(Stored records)
## BEGIN

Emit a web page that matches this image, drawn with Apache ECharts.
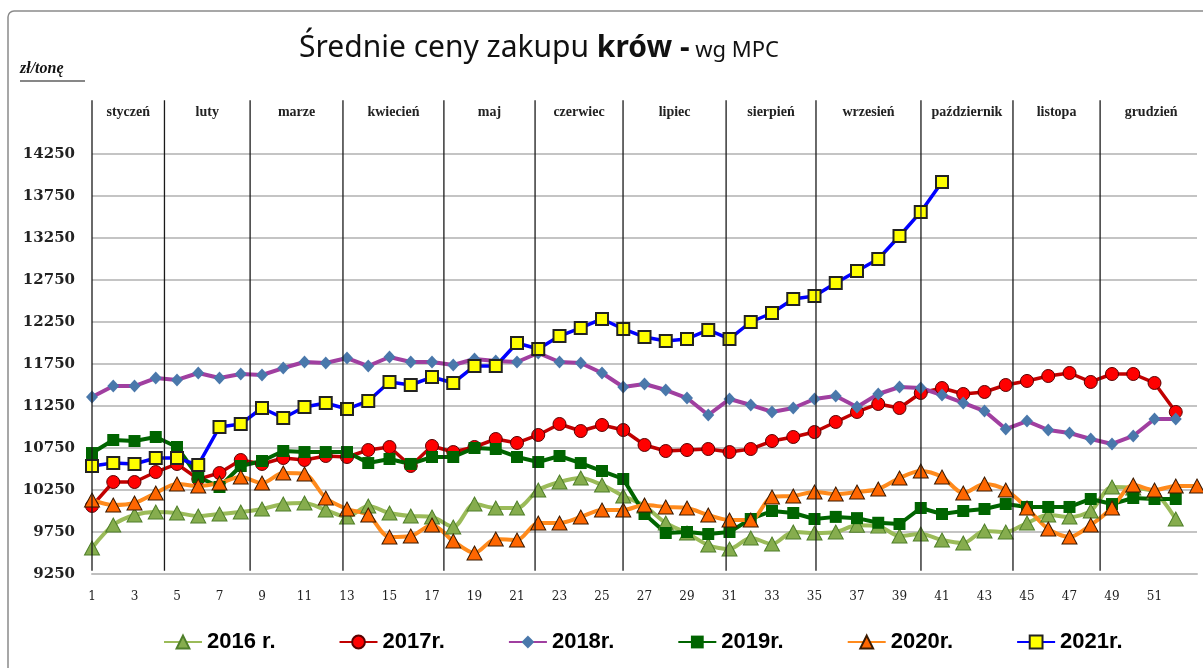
<!DOCTYPE html>
<html>
<head>
<meta charset="utf-8">
<script src="https://cdn.jsdelivr.net/npm/echarts@6/dist/echarts.min.js"></script>
<style>
  html, body { margin: 0; padding: 0; background: #fff; }
  #chart { width: 1203px; height: 668px; }
</style>
</head>
<body>
<div id="chart"></div>
<script>
// weeks of the year (x axis)
var weeks = [1,2,3,4,5,6,7,8,9,10,11,12,13,14,15,16,17,18,19,20,21,22,23,24,25,26,27,
             28,29,30,31,32,33,34,35,36,37,38,39,40,41,42,43,44,45,46,47,48,49,50,51,52,53];

// zł/tonę
var y2016 = [9560,9833,9952,9988,9976,9940,9964,9988,10024,10083,10095,10012,9929,10060,9976,9940,9929,9810,10083,10036,10036,10250,10345,10393,10310,10179,10060,9857,9738,9595,9548,9679,9607,9750,9738,9750,9830,9820,9702,9726,9655,9619,9762,9750,9857,9952,9929,10000,10286,10274,10226,9905];
var y2017 = [10060,10345,10345,10464,10560,10380,10452,10607,10560,10631,10607,10655,10643,10726,10762,10536,10774,10702,10762,10857,10810,10905,11036,10952,11024,10964,10786,10714,10726,10738,10702,10738,10833,10881,10940,11060,11179,11274,11226,11405,11464,11393,11417,11500,11548,11607,11643,11536,11631,11631,11524,11179];
var y2018 = [11357,11488,11488,11583,11560,11643,11583,11631,11619,11702,11774,11762,11821,11726,11833,11774,11774,11738,11810,11786,11774,11881,11774,11762,11643,11476,11512,11440,11345,11143,11333,11262,11179,11226,11333,11369,11238,11393,11476,11464,11381,11286,11190,10976,11071,10964,10929,10857,10798,10893,11095,11095];
var y2019 = [10690,10845,10833,10881,10762,10405,10286,10536,10595,10714,10702,10702,10702,10571,10619,10560,10643,10643,10750,10738,10643,10583,10655,10571,10476,10381,9964,9738,9750,9726,9750,9905,10000,9976,9905,9930,9915,9860,9845,10036,9964,10000,10024,10083,10048,10048,10048,10143,10083,10155,10143,10143];
var y2020 = [10131,10071,10095,10214,10321,10298,10333,10405,10333,10452,10440,10155,10024,9952,9690,9702,9833,9643,9500,9667,9655,9857,9857,9929,10012,10012,10071,10048,10036,9952,9893,9893,10167,10179,10226,10202,10226,10262,10393,10476,10405,10214,10321,10250,10036,9786,9690,9833,10036,10310,10250,10298,10298];
var y2021 = [10536,10571,10560,10631,10630,10548,11000,11036,11226,11107,11238,11286,11214,11310,11536,11500,11595,11524,11726,11726,12000,11929,12083,12179,12286,12167,12071,12024,12048,12155,12048,12250,12357,12524,12560,12714,12857,13000,13274,13560,13917];

var seriesNames = ['2016 r.', '2017r.', '2018r.', '2019r.', '2020r.', '2021r.'];

// month names and where the month separators fall (in weeks)
var months = ['styczeń','luty','marze','kwiecień','maj','czerwiec','lipiec','sierpień','wrzesień','październik','listopa','grudzień'];
var monthBounds = [1, 4.41, 8.44, 12.81, 17.56, 21.85, 25.99, 30.84, 35.07, 40.01, 44.34, 48.44, 53.24];

function pairs(vals) {
    var out = [];
    for (var i = 0; i < vals.length; i++) {
        out.push([weeks[i], vals[i]]);
    }
    return out;
}

var chart = echarts.init(document.getElementById('chart'));

var option = {
    animation: false,
    backgroundColor: '#fff',
    title: {
        left: 294,
        top: 28,
        text: '{a|Średnie ceny zakupu }{b|krów -}{c| wg MPC}',
        textStyle: {
            fontWeight: 'normal',
            rich: {
                a: { fontFamily: 'Noto Sans', fontSize: 30, fontWeight: 'normal', color: '#111' },
                b: { fontFamily: 'Noto Sans', fontSize: 30, fontWeight: 'bold', color: '#111' },
                c: { fontFamily: 'Noto Sans', fontSize: 22, fontWeight: 'normal', color: '#111', padding: [6, 0, 0, 0] }
            }
        }
    },
    grid: {
        left: 92,
        right: 6,
        top: 154,
        bottom: 94
    },
    legend: {
        bottom: 10,
        left: 158,
        itemWidth: 38,
        itemHeight: 16,
        itemGap: 63,
        textStyle: {
            fontFamily: 'Liberation Sans',
            fontWeight: 'bold',
            fontSize: 22,
            color: '#000'
        },
        data: seriesNames
    },
    xAxis: {
        type: 'value',
        min: 1,
        max: 53,
        interval: 2,
        axisLine: { show: true, lineStyle: { color: '#bfbfbf', width: 2 } },
        axisTick: { show: false },
        splitLine: { show: false },
        axisLabel: {
            margin: 17,
            fontFamily: 'DejaVu Serif',
            fontSize: 12,
            color: '#222',
            formatter: function (v) { return v === 53 ? '' : String(v); }
        }
    },
    yAxis: {
        type: 'value',
        min: 9250,
        max: 14250,
        interval: 500,
        axisLine: { show: false },
        axisTick: { show: false },
        splitLine: { lineStyle: { color: '#c4c4c4', width: 2 } },
        axisLabel: {
            margin: 17,
            fontFamily: 'DejaVu Serif',
            fontWeight: 'bold',
            fontSize: 15,
            color: '#222',
            formatter: function (v) { return String(v); }
        }
    },
    series: [
        {
            name: '2016 r.',
            type: 'line',
            smooth: 0.3,
            data: pairs(y2016),
            symbol: 'triangle',
            symbolSize: [15, 14],
            lineStyle: { color: '#9bbb59', width: 4 },
            itemStyle: { color: '#86ad4e', borderColor: '#4f7f2a', borderWidth: 1 }
        },
        {
            name: '2017r.',
            type: 'line',
            data: pairs(y2017),
            symbol: 'circle',
            symbolSize: 13,
            lineStyle: { color: '#c00000', width: 3.5 },
            itemStyle: { color: '#ff0000', borderColor: '#5a0000', borderWidth: 1 }
        },
        {
            name: '2018r.',
            type: 'line',
            data: pairs(y2018),
            symbol: 'diamond',
            symbolSize: [12, 13],
            lineStyle: { color: '#a03fa0', width: 4 },
            itemStyle: { color: '#4a78ab', borderWidth: 0 }
        },
        {
            name: '2019r.',
            type: 'line',
            data: pairs(y2019),
            symbol: 'rect',
            symbolSize: 12,
            lineStyle: { color: '#006400', width: 4 },
            itemStyle: { color: '#006400', borderWidth: 0 }
        },
        {
            name: '2020r.',
            type: 'line',
            smooth: 0.3,
            data: pairs(y2020),
            symbol: 'triangle',
            symbolSize: [15, 14],
            lineStyle: { color: '#ff8a1c', width: 4 },
            itemStyle: { color: '#ff6600', borderColor: '#3a1a00', borderWidth: 1 }
        },
        {
            name: '2021r.',
            type: 'line',
            data: pairs(y2021),
            symbol: 'rect',
            symbolSize: 12,
            lineStyle: { color: '#0000ff', width: 3.5 },
            itemStyle: { color: '#ffff00', borderColor: '#222', borderWidth: 2 }
        }
    ]
};

chart.setOption(option);

// month separators + month names, positioned through the axes
var topY = chart.convertToPixel({ yAxisIndex: 0 }, 14890);
var botY = chart.convertToPixel({ yAxisIndex: 0 }, 9290);
var labelY = chart.convertToPixel({ yAxisIndex: 0 }, 14750);
var graphics = [
    {
        type: 'rect',
        shape: { x: 8, y: 11, width: 1220, height: 700, r: 6 },
        style: { fill: 'none', stroke: '#8a8a8a', lineWidth: 1.5 },
        silent: true
    },
    {
        type: 'text',
        left: 20,
        top: 61,
        style: {
            text: 'zł/tonę',
            font: 'italic bold 16px "Liberation Serif"',
            fill: '#111'
        }
    },
    {
        type: 'line',
        shape: { x1: 20, y1: 81, x2: 85, y2: 81 },
        style: { stroke: '#111', lineWidth: 1.2 }
    }
];
for (var i = 0; i < monthBounds.length; i++) {
    var x = chart.convertToPixel({ xAxisIndex: 0 }, monthBounds[i]);
    if (i < monthBounds.length - 1) {
        graphics.push({
            type: 'line',
            shape: { x1: x, y1: topY, x2: x, y2: botY },
            style: { stroke: '#1a1a1a', lineWidth: 1.3 },
            z: 10
        });
        var x2 = chart.convertToPixel({ xAxisIndex: 0 }, monthBounds[i + 1]);
        graphics.push({
            type: 'text',
            x: (x + x2) / 2,
            y: labelY,
            style: {
                text: months[i],
                font: 'bold 14px "Liberation Serif"',
                fill: '#222',
                align: 'center',
                verticalAlign: 'middle'
            },
            z: 10
        });
    }
}
chart.setOption({ graphic: graphics });
</script>
</body>
</html>
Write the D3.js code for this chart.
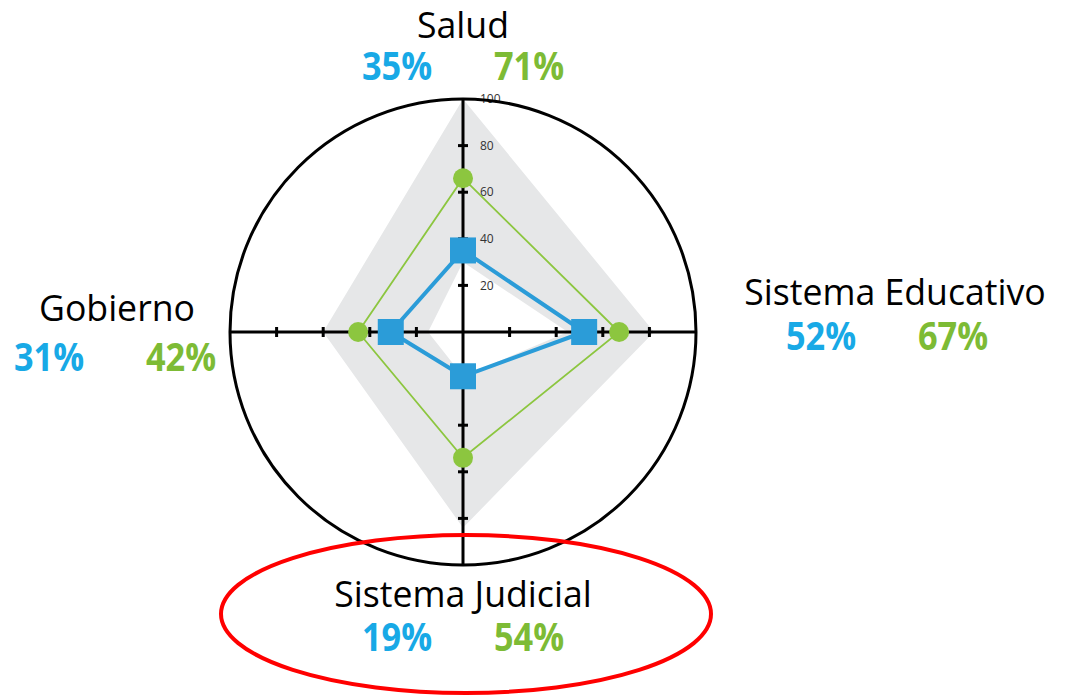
<!DOCTYPE html>
<html>
<head>
<meta charset="utf-8">
<script src="https://cdn.jsdelivr.net/npm/d3@7"></script>
<style>
  body { margin: 0; background: #fff; }
  svg { display: block; }
  text { font-family: "Open Sans", "Noto Sans", sans-serif; }
</style>
</head>
<body>
<svg width="1070" height="697"></svg>
<script>
// categories, clockwise from the top
var categories = ["Salud", "Sistema Educativo", "Sistema Judicial", "Gobierno"];
var blueValues = [35, 52, 19, 31];
var greenValues = [66, 67, 54, 45];
var bandMax = [100, 82, 84, 60];
var bandMin = [30, 45, 19, 15];
var blueLabels = ["35%", "52%", "19%", "31%"];
var greenLabels = ["71%", "67%", "54%", "42%"];
var tickValues = [20, 40, 60, 80, 100];

var svg = d3.select("svg");
var cx = 463, cy = 332, radius = 233;

var r = d3.scaleLinear().domain([0, 100]).range([0, radius]);
var angle = d3.scalePoint().domain(d3.range(categories.length)).range([0, 2 * Math.PI * 3 / 4]);

var g = svg.append("g")
  .attr("transform", "translate(" + cx + "," + cy + ")");

function pt(i, v) { return d3.pointRadial(angle(i), r(v)); }
function ring(vals) {
  return "M" + vals.map(function (v, i) { return pt(i, v).join(","); }).join("L") + "Z";
}

// grey band between min and max
g.append("path")
  .attr("d", ring(bandMax) + ring(bandMin))
  .attr("fill", "#e6e7e8")
  .attr("fill-rule", "evenodd");

// axes
categories.forEach(function (c, i) {
  var end = pt(i, 100);
  g.append("line")
    .attr("x1", 0).attr("y1", 0)
    .attr("x2", end[0]).attr("y2", end[1])
    .attr("stroke", "#000")
    .attr("stroke-width", 3);
  tickValues.slice(0, 4).forEach(function (t) {
    var p = pt(i, t);
    var vert = (i % 2 == 0);
    g.append("line")
      .attr("x1", vert ? p[0] - 5 : p[0])
      .attr("x2", vert ? p[0] + 5 : p[0])
      .attr("y1", vert ? p[1] : p[1] - 5)
      .attr("y2", vert ? p[1] : p[1] + 5)
      .attr("stroke", "#000")
      .attr("stroke-width", 3);
  });
});

// tick labels on the top axis only
g.selectAll(".tlab")
  .data(tickValues)
  .enter().append("text")
  .attr("class", "tlab")
  .attr("x", 17)
  .attr("y", function (d) { return -r(d); })
  .attr("dy", "0.35em")
  .attr("font-size", 12)
  .attr("fill", "#333")
  .text(function (d) { return d; });

// outer circle
g.append("circle")
  .attr("r", radius)
  .attr("fill", "none")
  .attr("stroke", "#000")
  .attr("stroke-width", 3);

// series lines
g.append("path")
  .attr("d", ring(greenValues))
  .attr("fill", "none")
  .attr("stroke", "#8cc63f")
  .attr("stroke-width", 1.8);

g.append("path")
  .attr("d", ring(blueValues))
  .attr("fill", "none")
  .attr("stroke", "#2b9cd8")
  .attr("stroke-width", 4)
  .attr("stroke-linejoin", "round");

// markers
g.selectAll(".gdot")
  .data(greenValues)
  .enter().append("circle")
  .attr("class", "gdot")
  .attr("cx", function (d, i) { return pt(i, d)[0]; })
  .attr("cy", function (d, i) { return pt(i, d)[1]; })
  .attr("r", 10)
  .attr("fill", "#8cc63f");

g.selectAll(".bsq")
  .data(blueValues)
  .enter().append("rect")
  .attr("class", "bsq")
  .attr("x", function (d, i) { return pt(i, d)[0] - 13; })
  .attr("y", function (d, i) { return pt(i, d)[1] - 13; })
  .attr("width", 26)
  .attr("height", 26)
  .attr("fill", "#2b9cd8");

// category labels with percentages
var labelPos = [
  { x: 463, y: 38, py: 80, bx: 397, gx: 529 },
  { x: 895, y: 305, py: 350, bx: 821, gx: 953 },
  { x: 463, y: 607, py: 651, bx: 397, gx: 529 },
  { x: 117, y: 321, py: 371, bx: 49, gx: 181 }
];

// squeeze text a little, to get the narrow look of the original font
function squeeze(sel, k) {
  sel.each(function () {
    var w = this.getComputedTextLength();
    d3.select(this).attr("textLength", w * k).attr("lengthAdjust", "spacingAndGlyphs");
  });
}

labelPos.forEach(function (p, i) {
  svg.append("text")
    .attr("x", p.x).attr("y", p.y)
    .attr("text-anchor", "middle")
    .attr("font-size", 36)
    .attr("fill", "#000")
    .text(categories[i])
    .call(squeeze, 0.99);
  svg.append("text")
    .attr("x", p.bx).attr("y", p.py)
    .attr("text-anchor", "middle")
    .attr("font-size", 39)
    .attr("font-weight", "bold")
    .attr("fill", "#18a9e6")
    .text(blueLabels[i])
    .call(squeeze, 0.88);
  svg.append("text")
    .attr("x", p.gx).attr("y", p.py)
    .attr("text-anchor", "middle")
    .attr("font-size", 39)
    .attr("font-weight", "bold")
    .attr("fill", "#7dbb35")
    .text(greenLabels[i])
    .call(squeeze, 0.88);
});

// red highlight ellipse
svg.append("ellipse")
  .attr("cx", 466).attr("cy", 614)
  .attr("rx", 245).attr("ry", 79)
  .attr("fill", "none")
  .attr("stroke", "#ff0000")
  .attr("stroke-width", 4);
</script>
</body>
</html>
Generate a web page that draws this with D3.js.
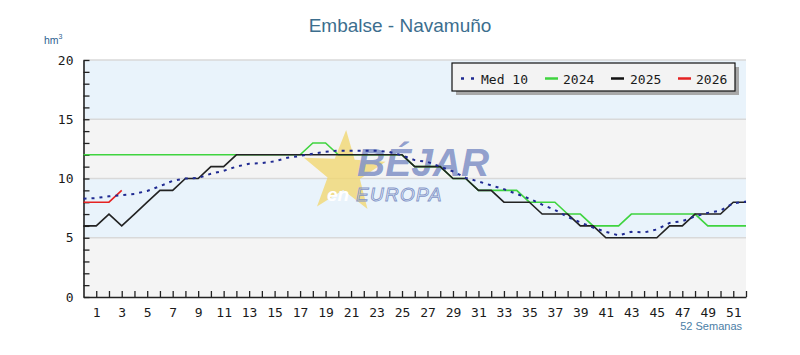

## END

◆ Problem statement: Show all lines from the listing above in which "page" appears.

◆ Result for this task:
Emit a web page that matches this image, drawn with Apache ECharts.
Generate a web page that draws this with D3.js.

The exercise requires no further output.